[Recorded information]
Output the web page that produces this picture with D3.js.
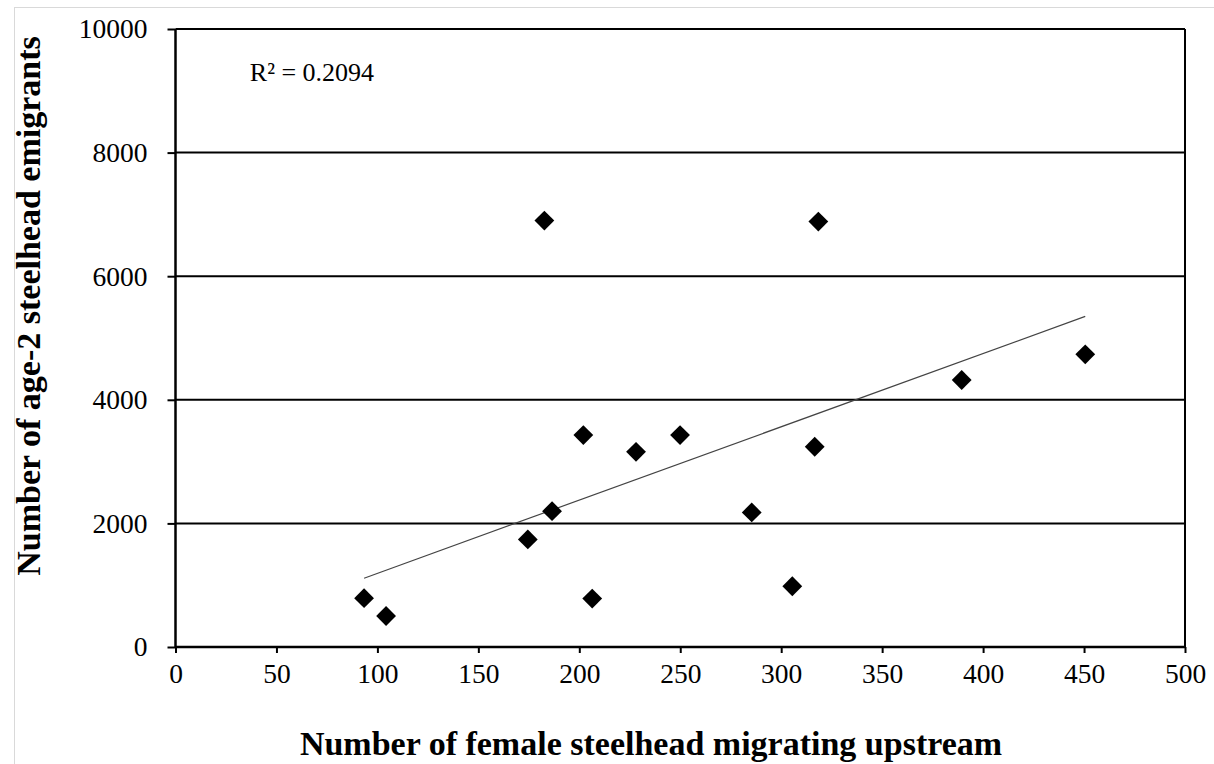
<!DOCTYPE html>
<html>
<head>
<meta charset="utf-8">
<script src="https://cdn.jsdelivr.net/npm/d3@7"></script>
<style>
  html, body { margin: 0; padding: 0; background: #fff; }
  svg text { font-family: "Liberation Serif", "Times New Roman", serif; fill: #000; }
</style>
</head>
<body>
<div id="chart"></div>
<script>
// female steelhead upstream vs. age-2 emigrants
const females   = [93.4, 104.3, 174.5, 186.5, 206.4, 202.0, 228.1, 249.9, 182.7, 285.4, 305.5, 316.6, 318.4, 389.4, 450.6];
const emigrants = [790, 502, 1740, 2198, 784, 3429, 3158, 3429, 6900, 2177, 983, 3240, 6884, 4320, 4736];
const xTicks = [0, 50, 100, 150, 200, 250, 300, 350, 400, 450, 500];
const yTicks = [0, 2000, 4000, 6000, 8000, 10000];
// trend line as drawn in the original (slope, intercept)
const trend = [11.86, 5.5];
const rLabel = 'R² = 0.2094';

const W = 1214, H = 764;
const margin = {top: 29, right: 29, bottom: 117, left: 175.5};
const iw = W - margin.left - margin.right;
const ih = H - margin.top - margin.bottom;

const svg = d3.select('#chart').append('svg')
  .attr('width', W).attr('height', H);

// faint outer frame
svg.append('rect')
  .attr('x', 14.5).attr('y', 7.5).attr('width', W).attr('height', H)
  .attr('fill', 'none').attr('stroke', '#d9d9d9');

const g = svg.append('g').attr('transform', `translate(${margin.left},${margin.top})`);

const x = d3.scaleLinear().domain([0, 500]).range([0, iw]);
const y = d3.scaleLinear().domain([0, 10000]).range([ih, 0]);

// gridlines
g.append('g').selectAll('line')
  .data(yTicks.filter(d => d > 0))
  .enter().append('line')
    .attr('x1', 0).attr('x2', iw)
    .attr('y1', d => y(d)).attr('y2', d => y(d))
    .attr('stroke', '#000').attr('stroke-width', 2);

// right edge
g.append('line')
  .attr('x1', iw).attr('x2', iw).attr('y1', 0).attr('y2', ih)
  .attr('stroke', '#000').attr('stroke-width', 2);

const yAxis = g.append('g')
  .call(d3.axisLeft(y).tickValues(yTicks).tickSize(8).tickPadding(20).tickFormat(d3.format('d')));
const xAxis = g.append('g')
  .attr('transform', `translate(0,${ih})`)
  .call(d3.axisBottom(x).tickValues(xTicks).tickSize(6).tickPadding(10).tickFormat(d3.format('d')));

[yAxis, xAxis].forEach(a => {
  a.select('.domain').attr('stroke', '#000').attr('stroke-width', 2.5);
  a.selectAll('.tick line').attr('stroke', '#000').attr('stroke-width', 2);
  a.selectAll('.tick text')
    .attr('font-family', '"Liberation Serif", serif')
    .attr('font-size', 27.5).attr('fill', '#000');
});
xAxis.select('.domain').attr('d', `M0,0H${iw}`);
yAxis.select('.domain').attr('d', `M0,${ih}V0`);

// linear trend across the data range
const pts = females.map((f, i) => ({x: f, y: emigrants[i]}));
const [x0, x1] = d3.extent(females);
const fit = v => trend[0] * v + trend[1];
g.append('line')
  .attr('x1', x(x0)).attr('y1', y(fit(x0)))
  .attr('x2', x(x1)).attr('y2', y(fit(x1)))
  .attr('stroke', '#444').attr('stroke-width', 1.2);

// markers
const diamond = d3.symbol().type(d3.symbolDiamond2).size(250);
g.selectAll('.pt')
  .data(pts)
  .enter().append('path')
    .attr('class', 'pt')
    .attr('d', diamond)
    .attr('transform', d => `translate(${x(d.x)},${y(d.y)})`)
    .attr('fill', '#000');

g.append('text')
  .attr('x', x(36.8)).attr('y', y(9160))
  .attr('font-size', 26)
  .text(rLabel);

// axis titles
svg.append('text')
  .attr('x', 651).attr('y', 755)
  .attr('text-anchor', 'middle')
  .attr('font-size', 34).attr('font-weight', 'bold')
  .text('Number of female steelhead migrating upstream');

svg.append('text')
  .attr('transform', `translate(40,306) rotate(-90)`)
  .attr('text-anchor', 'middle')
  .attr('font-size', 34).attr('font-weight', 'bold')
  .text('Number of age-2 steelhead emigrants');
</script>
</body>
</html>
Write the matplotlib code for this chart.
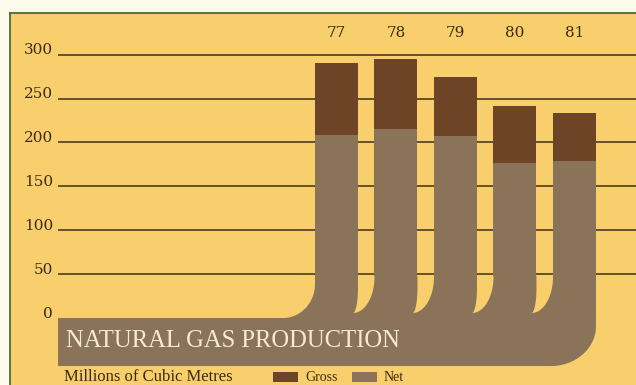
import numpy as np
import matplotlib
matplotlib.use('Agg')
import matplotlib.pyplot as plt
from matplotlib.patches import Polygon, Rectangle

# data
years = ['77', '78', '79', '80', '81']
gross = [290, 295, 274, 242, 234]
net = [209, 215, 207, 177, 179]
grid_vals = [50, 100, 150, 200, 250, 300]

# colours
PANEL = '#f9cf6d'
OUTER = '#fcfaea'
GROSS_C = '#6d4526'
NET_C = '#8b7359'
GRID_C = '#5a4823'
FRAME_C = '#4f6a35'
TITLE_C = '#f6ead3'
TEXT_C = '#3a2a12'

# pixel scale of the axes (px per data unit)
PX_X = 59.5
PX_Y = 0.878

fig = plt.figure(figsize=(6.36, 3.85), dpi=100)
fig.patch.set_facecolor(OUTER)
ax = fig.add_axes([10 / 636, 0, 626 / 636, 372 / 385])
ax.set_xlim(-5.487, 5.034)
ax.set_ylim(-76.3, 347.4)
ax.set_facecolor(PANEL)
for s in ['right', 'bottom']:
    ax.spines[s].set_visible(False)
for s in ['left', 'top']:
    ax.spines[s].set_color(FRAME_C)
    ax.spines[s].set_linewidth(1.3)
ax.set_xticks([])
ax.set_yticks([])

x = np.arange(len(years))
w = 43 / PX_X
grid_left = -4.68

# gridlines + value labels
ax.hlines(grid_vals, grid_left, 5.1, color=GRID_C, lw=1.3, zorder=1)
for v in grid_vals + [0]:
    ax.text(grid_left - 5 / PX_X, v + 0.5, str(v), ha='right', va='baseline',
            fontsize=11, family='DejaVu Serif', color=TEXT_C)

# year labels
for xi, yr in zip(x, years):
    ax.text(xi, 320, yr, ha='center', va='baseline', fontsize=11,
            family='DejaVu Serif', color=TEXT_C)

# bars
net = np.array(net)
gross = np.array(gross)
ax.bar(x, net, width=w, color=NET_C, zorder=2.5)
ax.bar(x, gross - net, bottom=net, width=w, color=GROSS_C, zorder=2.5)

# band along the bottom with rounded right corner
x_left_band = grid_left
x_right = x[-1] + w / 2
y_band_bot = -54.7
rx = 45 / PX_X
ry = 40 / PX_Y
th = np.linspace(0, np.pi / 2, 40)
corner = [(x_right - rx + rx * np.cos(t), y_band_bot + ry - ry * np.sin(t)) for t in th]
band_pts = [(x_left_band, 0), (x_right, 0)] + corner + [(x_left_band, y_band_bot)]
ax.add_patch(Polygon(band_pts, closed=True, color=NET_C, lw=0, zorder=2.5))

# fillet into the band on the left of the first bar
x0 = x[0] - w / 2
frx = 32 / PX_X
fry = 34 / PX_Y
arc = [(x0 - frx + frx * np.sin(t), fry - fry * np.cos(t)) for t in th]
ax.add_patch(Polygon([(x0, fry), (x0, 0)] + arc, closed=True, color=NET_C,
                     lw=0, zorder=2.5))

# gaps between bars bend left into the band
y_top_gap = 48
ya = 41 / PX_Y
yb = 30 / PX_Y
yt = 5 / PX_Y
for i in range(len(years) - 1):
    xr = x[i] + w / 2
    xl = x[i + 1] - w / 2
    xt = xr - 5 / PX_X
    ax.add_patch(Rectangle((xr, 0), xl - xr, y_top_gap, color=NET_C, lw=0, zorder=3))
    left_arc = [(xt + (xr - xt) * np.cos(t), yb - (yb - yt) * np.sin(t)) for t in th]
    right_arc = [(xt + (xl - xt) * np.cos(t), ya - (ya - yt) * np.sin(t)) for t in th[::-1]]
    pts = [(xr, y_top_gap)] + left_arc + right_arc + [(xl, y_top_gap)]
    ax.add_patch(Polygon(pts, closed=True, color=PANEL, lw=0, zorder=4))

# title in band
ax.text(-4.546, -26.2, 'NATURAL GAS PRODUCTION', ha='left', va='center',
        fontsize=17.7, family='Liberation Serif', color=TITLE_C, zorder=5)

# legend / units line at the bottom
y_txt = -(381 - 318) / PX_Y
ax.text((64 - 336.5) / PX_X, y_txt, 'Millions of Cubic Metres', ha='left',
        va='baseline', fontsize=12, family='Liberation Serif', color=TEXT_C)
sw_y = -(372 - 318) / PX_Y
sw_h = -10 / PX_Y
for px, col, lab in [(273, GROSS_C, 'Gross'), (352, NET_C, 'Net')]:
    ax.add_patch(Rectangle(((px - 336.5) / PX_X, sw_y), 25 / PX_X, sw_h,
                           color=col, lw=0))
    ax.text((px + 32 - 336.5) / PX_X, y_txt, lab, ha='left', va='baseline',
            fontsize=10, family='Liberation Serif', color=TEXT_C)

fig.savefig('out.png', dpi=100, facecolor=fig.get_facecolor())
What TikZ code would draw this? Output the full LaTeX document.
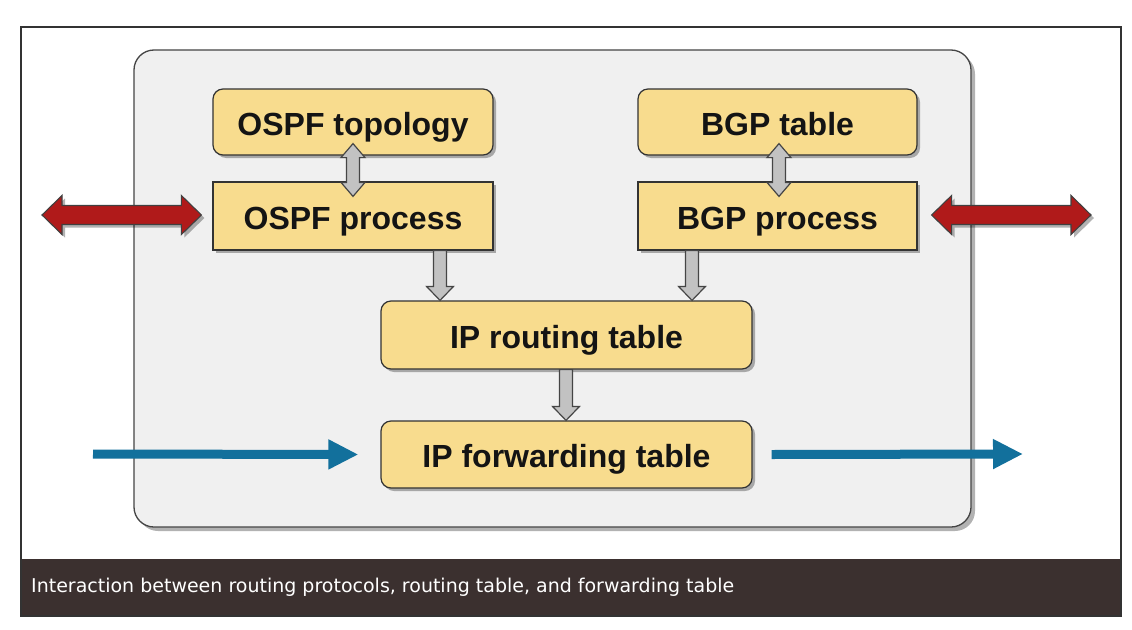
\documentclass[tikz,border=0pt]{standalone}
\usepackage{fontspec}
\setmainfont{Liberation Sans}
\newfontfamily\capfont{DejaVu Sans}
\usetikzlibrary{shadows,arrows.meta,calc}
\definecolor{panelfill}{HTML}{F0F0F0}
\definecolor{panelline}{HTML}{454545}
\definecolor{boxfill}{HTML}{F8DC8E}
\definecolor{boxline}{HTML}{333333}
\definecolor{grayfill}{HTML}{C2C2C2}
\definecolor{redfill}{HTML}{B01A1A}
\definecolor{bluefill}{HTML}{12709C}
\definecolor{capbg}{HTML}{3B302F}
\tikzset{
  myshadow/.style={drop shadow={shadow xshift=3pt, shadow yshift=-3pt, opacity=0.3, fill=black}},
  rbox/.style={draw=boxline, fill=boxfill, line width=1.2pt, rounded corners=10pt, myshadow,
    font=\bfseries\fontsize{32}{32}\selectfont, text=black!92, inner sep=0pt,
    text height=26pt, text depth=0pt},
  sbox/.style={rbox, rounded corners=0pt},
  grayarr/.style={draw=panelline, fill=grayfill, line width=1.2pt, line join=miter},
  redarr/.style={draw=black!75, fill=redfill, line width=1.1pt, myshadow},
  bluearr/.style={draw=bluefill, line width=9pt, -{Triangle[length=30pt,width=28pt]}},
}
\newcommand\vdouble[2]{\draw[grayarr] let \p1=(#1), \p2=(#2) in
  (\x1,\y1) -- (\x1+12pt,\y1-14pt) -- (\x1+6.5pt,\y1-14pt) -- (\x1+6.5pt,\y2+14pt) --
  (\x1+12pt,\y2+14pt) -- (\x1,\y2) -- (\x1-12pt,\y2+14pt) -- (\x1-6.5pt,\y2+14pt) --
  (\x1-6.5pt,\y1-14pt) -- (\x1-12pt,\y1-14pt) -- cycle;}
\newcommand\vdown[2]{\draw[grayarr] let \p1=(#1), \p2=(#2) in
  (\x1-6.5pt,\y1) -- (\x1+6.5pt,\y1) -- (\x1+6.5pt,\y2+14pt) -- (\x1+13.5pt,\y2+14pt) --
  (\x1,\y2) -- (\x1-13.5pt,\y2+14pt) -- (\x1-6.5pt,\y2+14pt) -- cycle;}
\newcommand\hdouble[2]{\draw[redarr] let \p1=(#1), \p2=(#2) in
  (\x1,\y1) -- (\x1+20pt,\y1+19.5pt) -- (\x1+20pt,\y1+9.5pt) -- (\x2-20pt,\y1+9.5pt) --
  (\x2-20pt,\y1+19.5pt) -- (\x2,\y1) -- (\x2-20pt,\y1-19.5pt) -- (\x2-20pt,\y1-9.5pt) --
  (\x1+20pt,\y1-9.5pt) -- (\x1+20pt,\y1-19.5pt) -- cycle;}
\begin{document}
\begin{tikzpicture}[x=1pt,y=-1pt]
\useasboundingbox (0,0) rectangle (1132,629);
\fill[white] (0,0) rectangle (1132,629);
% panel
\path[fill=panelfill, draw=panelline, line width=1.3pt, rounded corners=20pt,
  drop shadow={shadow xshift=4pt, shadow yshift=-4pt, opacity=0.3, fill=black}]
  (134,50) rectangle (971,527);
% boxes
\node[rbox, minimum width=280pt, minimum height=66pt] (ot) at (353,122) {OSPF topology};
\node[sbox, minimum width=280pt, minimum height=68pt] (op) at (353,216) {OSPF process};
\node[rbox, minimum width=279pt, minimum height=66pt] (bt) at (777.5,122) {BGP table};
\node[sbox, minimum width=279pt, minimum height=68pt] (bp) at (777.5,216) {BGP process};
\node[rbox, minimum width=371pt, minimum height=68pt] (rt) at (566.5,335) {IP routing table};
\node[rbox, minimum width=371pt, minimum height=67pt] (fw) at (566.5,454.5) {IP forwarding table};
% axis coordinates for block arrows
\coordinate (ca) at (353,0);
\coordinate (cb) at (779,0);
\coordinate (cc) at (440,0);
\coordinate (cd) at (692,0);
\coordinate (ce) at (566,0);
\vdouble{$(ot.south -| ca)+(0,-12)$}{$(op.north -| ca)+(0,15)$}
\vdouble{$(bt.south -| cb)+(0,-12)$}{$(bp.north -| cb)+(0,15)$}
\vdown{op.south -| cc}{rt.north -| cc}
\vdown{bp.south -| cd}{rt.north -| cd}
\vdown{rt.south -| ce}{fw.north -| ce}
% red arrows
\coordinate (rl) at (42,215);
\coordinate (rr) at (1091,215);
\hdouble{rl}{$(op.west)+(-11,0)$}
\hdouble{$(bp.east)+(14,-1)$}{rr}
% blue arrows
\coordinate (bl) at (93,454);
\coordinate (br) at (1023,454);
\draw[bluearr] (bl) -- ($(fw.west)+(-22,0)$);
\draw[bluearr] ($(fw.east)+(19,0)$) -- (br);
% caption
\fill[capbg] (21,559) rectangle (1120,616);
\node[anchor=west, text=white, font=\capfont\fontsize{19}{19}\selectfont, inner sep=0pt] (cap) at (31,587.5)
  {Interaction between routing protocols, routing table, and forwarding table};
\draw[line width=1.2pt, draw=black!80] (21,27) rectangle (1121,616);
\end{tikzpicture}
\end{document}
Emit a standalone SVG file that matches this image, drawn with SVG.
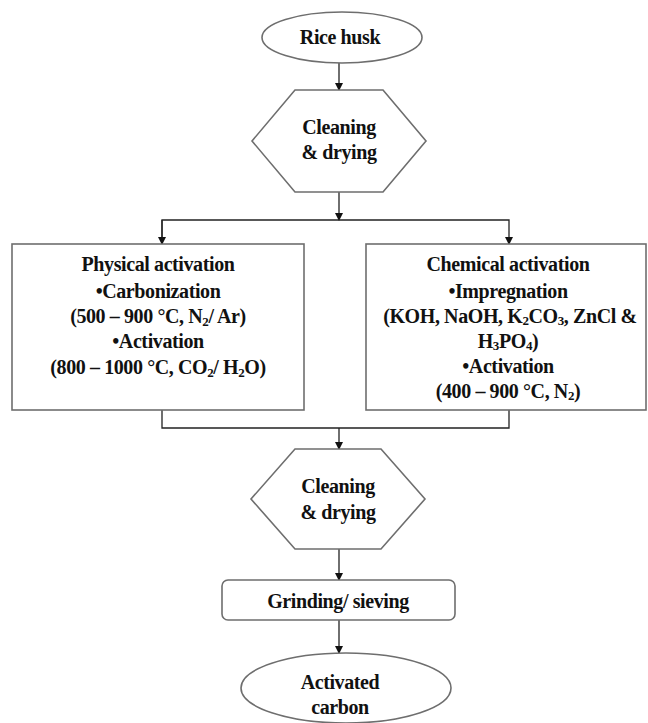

[Your task] Take the lines from the one holding "Write the matplotlib code for this chart." to the one holding "from matplotlib.patches import", both lines included, and give them again exactly, with no pictures.

[Solution to this exercise]
Write the matplotlib code for this chart.
import numpy as np
import matplotlib
matplotlib.use('Agg')
import matplotlib.pyplot as plt
from matplotlib.patches import Polygon, Rectangle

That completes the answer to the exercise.